You can use liftA2 (++):

liftA2 (++) :: Maybe [a] -> Maybe [a] -> Maybe [a]

liftA2 just lifts a binary function into an Applicative. Applicatives were designed for lifting functions of arbitrary arguments in a context, so they’re perfect for this. In this case, the Applicative we’re using is Maybe.
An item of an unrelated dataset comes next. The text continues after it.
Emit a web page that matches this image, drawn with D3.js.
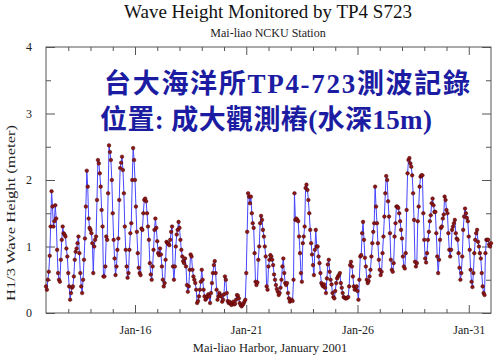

To see how this works, we can look at the definition:

liftA2 :: (Applicative f) => (a -> b -> c) -> f a -> f b -> f c
liftA2 f a b = f <$> a <*> b

(<$>) just lifts any function on pure values to one operating inside f: (a -> b) -> f a -> f b. (It’s just an alias for fmap, if you’re familiar with Functors.) For Maybe:

_ <$> Nothing = Nothing
f <$> Just x = Just (f x)

(<*>) is a bit trickier: it applies a function inside f to a value inside f: f (a -> b) -> f a -> f b. For Maybe:

Just f <*> Just x = Just (f x)
_ <*> _ = Nothing

(In fact, f <$> x is the same thing as pure f <*> x, which is Just f <*> x for Maybe.)

So, we can expand the definition of liftA2 (++):

liftA2 (++) a b = (++) <$> a <*> b

-- expand (<$>)
liftA2 (++) (Just xs) b = Just (xs ++) <*> b
liftA2 (++) _ _ = Nothing

-- expand (<*>)
liftA2 (++) (Just xs) (Just ys) = Just (xs ++ ys)
liftA2 (++) _ _ = Nothing

Indeed, we can use these operators to lift a function of any number of arguments into any Applicative, just by following the pattern of liftA2. This is called applicative style, and is very common in idiomatic Haskell code. In this case, it might even be more idiomatic to use it directly by writing (++) <$> a <*> b, if a and b are already variables. (On the other hand, if you’re partially applying it — say, to pass it to a higher-order function — then liftA2 (++) is preferable.)

Every Monad is an Applicative, so if you ever find yourself trying to “lift” a function into a context, Applicative is probably what you’re looking for.